Semi-Invariant Terms for Gauged Non-Linear Sigma-Models

TL;DR

This paper classifies gauge-invariant terms, known as semi-invariant terms, in gauged non-linear sigma models, revealing their equivalence to Chern-Simons terms in odd dimensions and discussing applications like Wess-Zumino-Witten term gauging.

Contribution

It provides a complete classification of semi-invariant terms in gauged non-linear sigma models, linking them to Chern-Simons terms and analyzing their existence conditions.

Findings

Semi-invariant terms exist only in odd dimensions.

Such terms are equivalent to Chern-Simons terms for the subgroup H.

Applications include gauging Wess-Zumino-Witten terms.

Abstract

We determine all the terms that are gauge-invariant up to a total spacetime derivative ("semi-invariant terms") for gauged non-linear sigma models.
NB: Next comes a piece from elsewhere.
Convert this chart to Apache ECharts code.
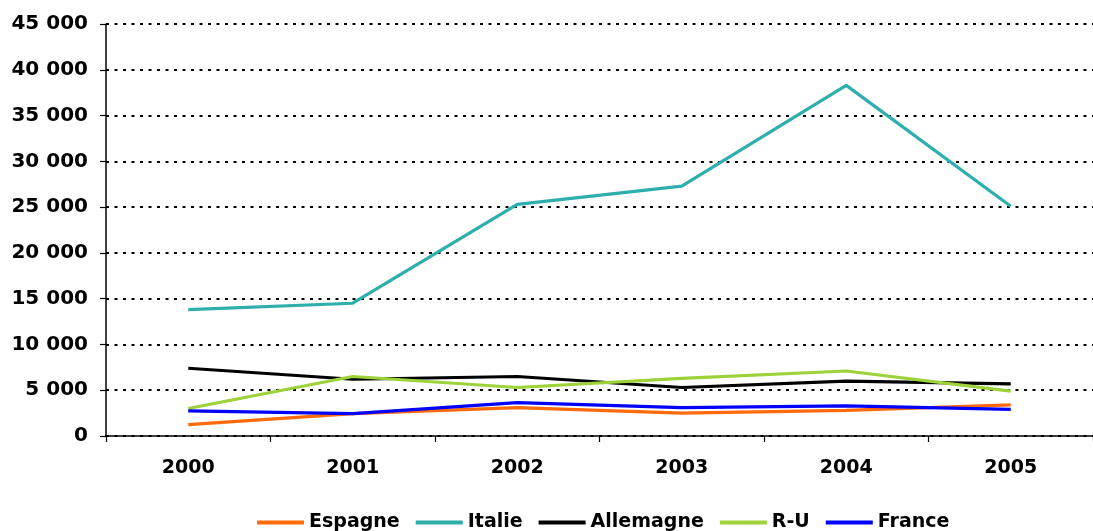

Assuming that the isotropy subgroup $H$ of the gauge group is compact or semi-simple, we show that (non-trivial) such terms exist only in odd dimensions and are equivalent to the familiar Chern-Simons terms for the subgroup $H$. Various applications are mentioned, including one to the gauging of the Wess-Zumino-Witten terms in even spacetime dimensions. Our approach is based on the analysis of the descent equation associated with semi-invariant terms.